Early Christian leadership was not synonomous with secular power. Quite unlike Islam under the Caliphate ( to at least the 10th century ). We have two very different circumstances.
But one can point to the campaigns against the Saxons, Slavs, and Baltic peoples. Though the were pragmatic in nature ( like the early Islamic conquests ), territorial expansion really, they were couched in terms of “Christianization”. Indeed, one of William the Conquerer’s justifications to the Pope for invading England, was to “stamp out the last vestiges of Celtic Christianity” .
I am in full agreement. Islam is more militant and perhaps more easily turned to violence, owing to its roots. But it is not inherently inhumane or evil.
Perfctly reasonable comment, quite unlike some from ibn Warraq, which do read at times like the frothing fervor of the deprogrammed fanatic. One can quite reasonably accuse folks of glossing over the bad at times. I think he glosses over the good .

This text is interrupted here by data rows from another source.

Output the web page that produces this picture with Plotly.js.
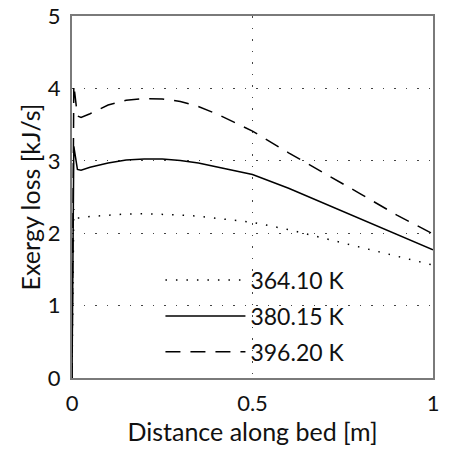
<!DOCTYPE html>
<html>
<head>
<meta charset="utf-8">
<script src="https://cdn.plot.ly/plotly-3.0.1.min.js"></script>
<style>html,body{margin:0;padding:0;background:#fff;}#chart{width:455px;height:452px;}</style>
</head>
<body>
<div id="chart"></div>
<script>
var xDist = [0, 0.005, 0.015, 0.025, 0.05, 0.1, 0.15, 0.2, 0.25, 0.3, 0.35, 0.4, 0.45, 0.5, 0.6, 0.7, 0.8, 0.9, 1.0];
var loss364 = [0, 2.33, 2.21, 2.21, 2.23, 2.25, 2.265, 2.27, 2.265, 2.25, 2.235, 2.21, 2.18, 2.15, 2.05, 1.93, 1.80, 1.68, 1.56];
var loss380 = [0, 3.20, 2.88, 2.87, 2.91, 2.97, 3.01, 3.025, 3.025, 3.005, 2.97, 2.92, 2.87, 2.81, 2.62, 2.41, 2.20, 1.99, 1.77];
var loss396 = [0, 4.05, 3.62, 3.60, 3.65, 3.77, 3.835, 3.86, 3.855, 3.82, 3.75, 3.65, 3.53, 3.41, 3.11, 2.83, 2.54, 2.25, 1.99];
var seriesNames = ['364.10 K', '380.15 K', '396.20 K'];
var xTicks = [0, 0.5, 1];
var yTicks = [0, 1, 2, 3, 4, 5];

var font = 'Lato, "Open Sans", sans-serif';
var traces = [
  {x: xDist, y: loss364, name: seriesNames[0], legendgroup: 'a', mode: 'lines', line: {color: '#000', width: 1.5, dash: '1.5px,9px'}},
  {x: xDist, y: loss380, name: seriesNames[1], legendgroup: 'b', mode: 'lines', line: {color: '#000', width: 1.5}},
  {x: xDist, y: loss396, name: seriesNames[2], legendgroup: 'c', mode: 'lines', line: {color: '#000', width: 1.5, dash: '15px,10px'}}
];
var gridCommon = {
  showgrid: true, gridcolor: '#444', gridwidth: 1, griddash: '1.5px,10px',
  zeroline: false, showline: true, linecolor: '#7a7a7a', linewidth: 2, mirror: true,
  ticks: '', tickfont: {family: font, size: 22, color: '#111'}
};
var layout = {
  width: 455, height: 452,
  margin: {l: 72, r: 22, t: 16, b: 74},
  paper_bgcolor: '#fff', plot_bgcolor: '#fff',
  font: {family: font, color: '#111'},
  showlegend: true,
  legend: {x: 0.245, y: 0.33, xanchor: 'left', yanchor: 'top', bgcolor: 'rgba(0,0,0,0)',
           font: {family: font, size: 23, color: '#111'}, itemwidth: 80, tracegroupgap: 3},
  xaxis: Object.assign({}, gridCommon, {range: [0, 1], tickvals: xTicks, ticktext: ['0', '0.5', '1'],
          ticklabelstandoff: 5,
          title: {text: 'Distance along bed [m]', font: {family: font, size: 25, color: '#111'}, standoff: 3}}),
  yaxis: Object.assign({}, gridCommon, {range: [0, 5], tickvals: yTicks,
          ticklabelstandoff: 5,
          title: {text: 'Exergy loss [kJ/s]', font: {family: font, size: 25, color: '#111'}, standoff: 0}})
};
Plotly.newPlot('chart', traces, layout, {displayModeBar: false, staticPlot: true});
</script>
</body>
</html>
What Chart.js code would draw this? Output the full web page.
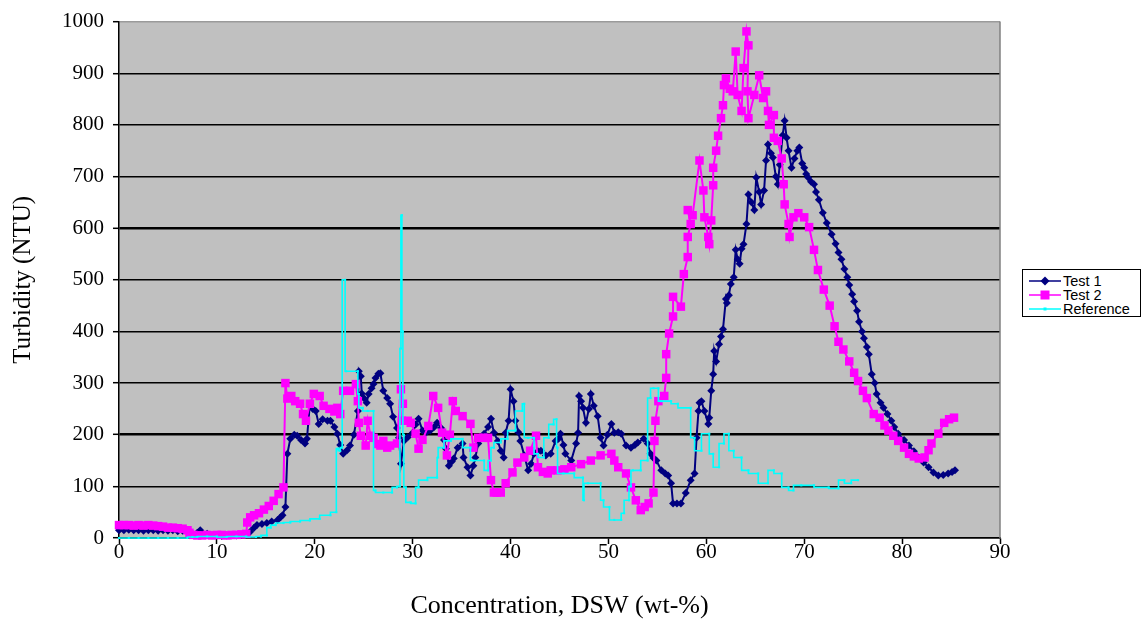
<!DOCTYPE html>
<html><head><meta charset="utf-8">
<script src="https://cdn.jsdelivr.net/npm/chart.js@4"></script>
<style>
html,body{margin:0;padding:0;background:#fff;}
#wrap{position:relative;width:1145px;height:626px;overflow:hidden;}
#c{position:absolute;left:0;top:0;}
#legend{position:absolute;left:1022px;top:269px;width:119px;height:48px;border:1px solid #000;background:#fff;font-family:"Liberation Sans",Arial,sans-serif;font-size:14.5px;color:#000;box-sizing:border-box;}
.row{position:absolute;left:0;height:15px;line-height:15px;white-space:nowrap;}
.row svg{position:absolute;left:6px;top:2px;}
.row span{position:absolute;left:40px;top:0;}
</style></head>
<body><div id="wrap"><canvas id="c" width="1145" height="626"></canvas>
<div id="legend"></div></div>
<script>
// ---- data ----
const seriesNames = ["Test 1", "Test 2", "Reference"];
const xTicks = [0,10,20,30,40,50,60,70,80,90];
const yTicks = [0,100,200,300,400,500,600,700,800,900,1000];

const test1X = [0,0.5,1,1.5,2,2.5,3,3.5,4,4.5,5,5.5,6,6.5,7,7.5,8,8.3,9,9.5,10,10.5,11,11.5,12,12.5,13,13.4,13.8,14.1,14.6,15.1,15.6,16.2,16.5,16.7,17,17.2,17.5,17.9,18.2,18.6,19,19.2,19.5,19.8,20.1,20.4,20.8,21.3,21.6,22,22.3,22.6,22.9,23.3,23.6,24,24.4,24.5,24.7,24.8,25,25.3,25.5,25.8,26,26.2,26.5,26.7,27,27.4,27.7,28,28.4,28.6,28.8,29.1,29.5,30,30.3,30.6,31,31.4,31.8,32.2,32.5,32.9,33.2,33.4,33.7,34,34.2,34.6,35.1,35.2,35.6,35.9,36.2,36.4,36.7,37,37.3,37.7,38,38.3,38.7,39,39.3,39.5,39.8,40,40.3,40.5,40.8,41,41.4,41.8,42.1,42.4,42.8,43.1,43.6,44.1,44.6,44.9,45.1,45.4,45.6,46.2,46.7,46.9,47,47.2,47.4,47.7,48,48.2,48.5,48.9,49.2,49.5,49.9,50.3,50.6,51,51.3,51.8,52.3,52.7,53,53.6,54,54.3,54.6,54.9,55.4,55.8,56.1,56.4,56.6,57,57.4,57.9,58.4,58.8,59,59.2,59.3,59.5,59.8,60.2,60.3,60.5,60.7,60.8,61,61.3,61.5,61.7,62,62.1,62.3,62.5,62.8,63,63.2,63.4,63.6,63.8,64.1,64.3,64.6,64.9,65.1,65.4,65.6,65.9,66.1,66.3,66.6,66.8,67.1,67.3,67.5,67.8,68,68.2,68.4,68.7,69,69.3,69.5,69.8,70,70.2,70.4,70.7,71,71.2,71.5,71.9,72.3,72.8,73.2,73.5,73.8,74.1,74.4,74.6,74.9,75.1,75.4,75.6,75.9,76.1,76.4,76.6,76.9,77.2,77.4,77.8,78.1,78.5,78.9,79.2,79.6,80.2,80.7,81.2,81.7,82.2,82.7,83.2,83.7,84.2,84.7,85.1,85.4];
const test1Y = [15,15,16,15,15,14,15,15,14,15,14,15,13,14,12,8,10,15,8,5,5,4,5,5,5,6,8,12,20,25,27,29,32,35,40,44,60,163,192,200,198,190,183,192,260,250,246,221,230,227,227,215,202,180,163,170,179,200,246,323,313,280,271,262,279,290,298,310,318,319,285,271,260,235,213,194,144,188,195,204,220,231,208,205,208,215,223,213,190,173,140,148,154,175,183,156,137,121,140,156,183,195,202,215,231,204,188,169,156,204,227,288,265,227,205,188,160,131,144,163,168,169,160,163,188,192,202,180,163,150,183,204,275,265,252,223,250,279,256,236,194,179,200,221,204,205,202,179,175,180,185,192,183,163,155,150,131,125,121,106,67,67,67,87,112,125,194,246,262,265,246,221,233,285,317,362,342,375,390,404,463,455,470,492,505,558,540,531,560,569,608,665,650,635,698,670,646,673,731,762,745,737,700,685,723,780,808,775,750,717,735,750,756,725,717,705,698,690,685,670,655,630,610,588,570,553,540,521,505,490,472,458,440,419,400,387,370,356,317,300,279,262,252,240,227,215,202,190,179,168,156,146,137,127,121,122,125,128,131];

const test2X = [0,0.5,1,1.5,2,2.5,3,3.5,4,4.5,5,5.5,6,6.5,7,7.2,7.6,8,8.5,9,9.5,10,10.5,11,11.5,12,12.5,13,13.1,13.4,13.8,14.3,14.8,15.3,15.8,16.3,16.8,17,17.2,17.6,18,18.5,18.8,19.1,19.5,19.9,20.5,20.9,21.5,22,22.3,22.6,22.9,23.6,24.2,24.4,24.5,24.7,25.2,25.4,25.7,26,26.4,26.7,27,27.4,27.7,28.4,28.8,29,28.9,29.5,29.8,30.3,30.6,31,31.6,32.1,32.6,33,33.5,33.8,34.1,34.4,35.1,35.9,36.2,36.7,37.2,37.7,38,38.3,38.6,39,39.5,40.2,40.7,41.4,42,42.6,42.8,43.3,43.8,44.1,44.8,45.5,46.2,47.2,48.2,49.2,50.3,50.6,51,51.8,52.3,52.8,53.3,53.7,54.1,54.6,54.7,54.8,55.1,55.7,55.9,55.9,56.2,56.6,56.6,57.4,57.7,58.1,58.1,58.4,58.1,58.6,59.3,59.7,59.8,60.2,60.3,60.5,60.7,60.7,61,61.2,61.5,61.7,61.8,62,62.4,62.7,63,63.2,63.6,63.8,64.1,64.3,64.2,64.3,64.9,65.4,65.8,66.1,66.3,66.4,66.9,66.9,67.3,67.7,67.9,68,68.4,68.5,68.9,69.4,70,70.5,71,71.4,72,72.6,73.1,73.5,74,74.6,75.1,75.5,76,76.4,77.1,77.7,78.2,78.6,79.1,79.6,80.2,80.7,81.2,81.7,82.3,82.7,83,83.7,84.3,84.8,85.3];
const test2Y = [25,25,25,24,25,24,25,24,23,22,20,20,19,18,15,10,6,5,5,6,5,6,6,5,6,6,7,8,30,40,44,48,55,62,72,85,98,300,270,275,265,260,240,227,260,279,275,256,250,245,252,240,285,285,298,265,223,198,179,227,198,194,182,179,188,175,179,183,288,260,227,227,223,202,173,190,217,275,252,204,160,200,265,246,236,221,175,194,194,194,112,88,88,88,106,127,146,156,169,198,137,128,125,131,131,133,137,143,150,160,163,150,137,125,98,73,54,60,67,88,188,227,265,275,310,356,396,429,467,448,511,544,583,608,635,625,731,673,621,583,569,615,683,717,750,779,813,838,877,890,870,865,942,858,827,910,981,954,865,813,858,896,852,865,827,800,819,775,769,735,685,646,608,583,621,629,621,602,558,519,481,450,410,380,365,342,320,304,285,271,240,233,218,208,198,188,175,163,158,154,156,170,183,202,223,230,233];

const refX = [0,1,2,3,4,5,6,7,7.5,8,9,10,11,12,13,14,14.5,15.1,15.5,16,16.8,17.5,18.5,19.5,20.5,21.6,22.2,22.4,22.6,22.8,23.1,23.2,24.4,24.5,24.9,25.4,26,26.2,27,27.9,28.4,28.7,28.8,28.9,29,29.1,29.3,29.8,30.3,30.6,31.5,32.5,32.6,33.2,33.9,35.1,35.9,36.2,37.3,37.7,38,38.3,39,39.7,40.5,41.2,41.4,41.8,42.4,42.8,43.4,43.9,44.4,44.7,44.8,45.4,46.5,47.4,47.5,47.9,49.2,49.5,50.1,50.6,51.3,51.6,52.1,52.3,52.5,53.3,54,54.3,54.6,55.1,55.4,56.4,57.1,58.4,58.8,59.5,60.3,60.7,61.3,61.8,62.3,62.8,63.6,64.3,65.3,66.3,66.9,67.7,68.4,68.9,69.7,71,72.5,73.5,74.1,74.8,75.5];
const refY = [0,0,0,0,0,0,0,0,2,2,3,3,2,3,3,2,3,5,20,25,29,30,32,34,37,44,50,173,169,175,500,323,323,279,252,246,246,92,88,88,98,100,367,625,400,200,98,69,67,98,112,117,156,175,188,192,175,150,150,131,150,175,185,192,208,246,260,194,194,163,156,194,220,230,175,125,125,117,73,106,106,73,60,35,35,48,73,100,131,131,150,271,290,290,265,265,260,252,194,169,202,163,137,183,202,169,156,131,125,106,131,125,98,92,102,102,98,96,112,106,112];

const colors = ["#000080", "#FF00FF", "#00FFFF"];

function pts(xs, ys){ return xs.map((x,i)=>({x:x, y:ys[i]})); }

const plotBg = {
  id:'plotBg',
  beforeDraw(chart){
    const {ctx, chartArea:a} = chart;
    ctx.save(); ctx.fillStyle='#C0C0C0';
    ctx.fillRect(a.left, a.top, a.right-a.left, a.bottom-a.top);
    ctx.restore();
  },
  afterDraw(chart){
    const {ctx, chartArea:a} = chart;
    ctx.save(); ctx.strokeStyle='#808080'; ctx.lineWidth=1.5;
    ctx.beginPath(); ctx.moveTo(a.right, a.top); ctx.lineTo(a.right, a.bottom); ctx.stroke();
    ctx.restore();
  }
};

const serif = "'Liberation Serif','Times New Roman',serif";

const chart = new Chart(document.getElementById('c'), {
  type:'scatter',
  data:{datasets:[
    {label:seriesNames[0], data:pts(test1X,test1Y), showLine:true, borderColor:colors[0], backgroundColor:colors[0], borderWidth:2, pointStyle:'rectRot', pointRadius:4, pointBorderWidth:0, clip:false, order:3},
    {label:seriesNames[1], data:pts(test2X,test2Y), showLine:true, borderColor:colors[1], backgroundColor:colors[1], borderWidth:2, pointStyle:'rect', pointRadius:6, pointBorderWidth:0, clip:false, order:2},
    {label:seriesNames[2], data:pts(refX,refY), showLine:true, stepped:'after', borderColor:colors[2], backgroundColor:colors[2], borderWidth:1.6, pointStyle:'rect', pointRadius:1.5, pointBorderWidth:0, clip:false, order:1}
  ]},
  options:{
    responsive:false, animation:false, devicePixelRatio:1,
    layout:{padding:{left:0, right:145, top:13, bottom:0}},
    plugins:{legend:{display:false}, tooltip:{enabled:false}},
    scales:{
      x:{type:'linear', min:0, max:90,
        afterBuildTicks(s){ s.ticks = xTicks.map(v=>({value:v})); },
        afterFit(s){ s.height = 88; },
        ticks:{font:{family:serif, size:21}, color:'#000', padding:-4, maxRotation:0, callback:(v)=>String(v)},
        grid:{drawOnChartArea:false, drawTicks:true, tickLength:6, tickColor:'#000', tickWidth:1.5},
        border:{color:'#000', width:1.5},
        title:{display:true, text:'Concentration, DSW (wt-%)', font:{family:serif, size:26}, color:'#000', padding:{top:0, bottom:4}}
      },
      y:{min:0, max:1000,
        afterBuildTicks(s){ s.ticks = yTicks.map(v=>({value:v})); },
        afterFit(s){ s.width = 119; },
        ticks:{font:{family:serif, size:21}, color:'#000', padding:9, callback:(v)=>String(v)},
        grid:{color:(c)=> c.tick && c.tick.value===1000 ? '#9a9a9a' : '#000',
              lineWidth:(c)=> (c.tick && (c.tick.value===200 || c.tick.value===600)) ? 2.6 : 1.4,
              drawTicks:true, tickLength:6, tickColor:'#000', tickWidth:1.5},
        border:{color:'#000', width:1.5},
        title:{display:true, text:'Turbidity (NTU)', font:{family:serif, size:25}, color:'#000', padding:{top:8, bottom:0}}
      }
    }
  },
  plugins:[plotBg]
});

// keep the plot frame where the reference has it (top edge at y = 17)
for (let k = 0; k < 3; k++) {
  const d = chart.chartArea.top - 17;
  if (Math.abs(d) < 0.5) break;
  chart.options.layout.padding.top -= d;
  chart.update();
}

// legend (HTML)
const markers = [
  '<polygon points="16,0.5 20.5,5 16,9.5 11.5,5" fill="#000080"/>',
  '<rect x="11.5" y="0.5" width="9" height="9" fill="#FF00FF"/>',
  '<rect x="14.5" y="3.5" width="3" height="3" fill="#00FFFF"/>'
];
const lg = document.getElementById('legend');
const rowTops = [4, 18, 32];
seriesNames.forEach((n,i)=>{
  const r = document.createElement('div');
  r.className='row'; r.style.top = rowTops[i]+'px';
  r.innerHTML = '<svg width="32" height="10"><line x1="0" y1="5" x2="32" y2="5" stroke="'+colors[i]+'" stroke-width="1.5"/>'+markers[i]+'</svg><span>'+n+'</span>';
  lg.appendChild(r);
});
</script>
</body></html>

I haven’t read that book myself. However, by your leave I would like to pass along a review of it by an intelligent gentleman, Jeremiah McAuliffe, who has a doctorate in religious studies and is like myself an American convert to Islam. He’s been a notable voice for moderate, liberal Islam on the newsgroup soc.religion.islam. http://www.city-net.com/~alimhaq/text/warraq.htm
I do not like to see debates about Islam redirected into Christian-bashing. I hate that! I’ve got nothing against Christianity and in fact I like it a lot (I just don’t belong to it, that’s all). There is a sure sign of rhetorical weakness, a dead giveaway that you’re about to lose the debate: when you selectively present only the nastiest stuff you can dredge about your opponent (and contrast it with the idealized picture of your own side). I see cut-rate religious polemicists, Muslim and anti-Muslim, doing this to each other all the time. It’s nauseating. This is one of the flaws McAuliffe criticizes in Ibn Warraq’s book. Read some of the other essays on McAuliffe’s site and you’ll see a more balanced approach that adresses the reader’s intelligence instead of insulting it.